Nesta proposta, uma cooperativa pode ser criada simplesmente através da Junta Comercial, sem necessidade de certidão de entidades representativas antes do registro. Depois disso, a cooperativa fica livre para se decidir a que entidade se filia, ou mesmo se deseja filiar-se.

O governo federal, que apresentou a proposta do Conselho na segunda reunião do GT (8 de fevereiro) a partir das negociações e diálogos interno e com a sociedade civil, também propôs que a lei 171/99 tenha um novo capítulo, dedicado especialmente ao fomento das cooperativas que são muito incipientes e que precisam de apoio na forma de capacitação, benefícios fiscais, desburocratização, crédito e capital de investimento para conseguirem se consolidar. É o reconhecimento do cooperativismo também como forma de inclusão sócio-econômica de pessoas em situação de vulnerabilidade social, como por exemplo desempregados urbanos ou pequenos agricultores familiares.
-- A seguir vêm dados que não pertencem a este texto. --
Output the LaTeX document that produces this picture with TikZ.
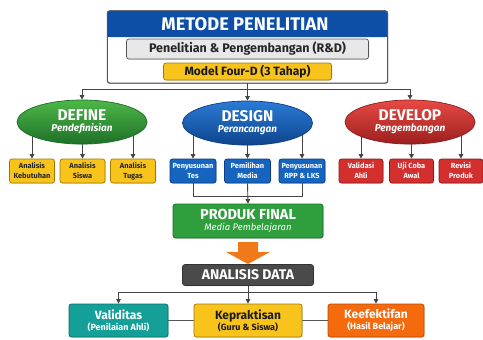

O GT espera especialmente de nossas entidades do campo da Economia Solidária, em diálogo com a Secretaria Nacional de Economia Solidária (SENAES), uma proposta para este capítulo, que chega a ser considerado também um espaço para o reconhecimento legal de diferentes formas organização econômica que não costumam ser associadas ao cooperativismo atual. Na segunda reunião do GT, chegou-se a chamar este capítulo de “Cooperativas Especiais” ou “Cooperativas de Economia Solidária”, mas o debate ainda está em andamento neste momento, e depende muito das propostas e deliberações das entidades do movimento de Economia Solidária.

Está previsto, portanto, que nas próximas semanas as várias entidades do campo de Economia Solidária e a SENAES estarão preparando uma proposta inicial para disponibilizar ao conjunto do movimento, no sentido de buscarmos consensuar esta lei. O GT propôs à CRA que fosse então adiada a votação deste projeto de lei, até que as emendas sejam elaboradas.

Uma última notícia é que no dia 9 de fevereiro a OCB afirmou ser contrária à proposta do Conselho e às propostas que foram consensuadas na reunião do GT do dia 8 de fevereiro, mas como a OCB não participou daquela reunião (o seu presidente estava em tratamento dentário e não enviou outros representantes), o presidente do GT, Senador Flávio Arns, propôs que fosse dado seguimento ao acordo firmado no dia 8 de fevereiro, sempre na busca de um diálogo com todas as partes, visando a aprovação de um projeto de lei claramente importante para o campo do cooperativismo hoje em dia.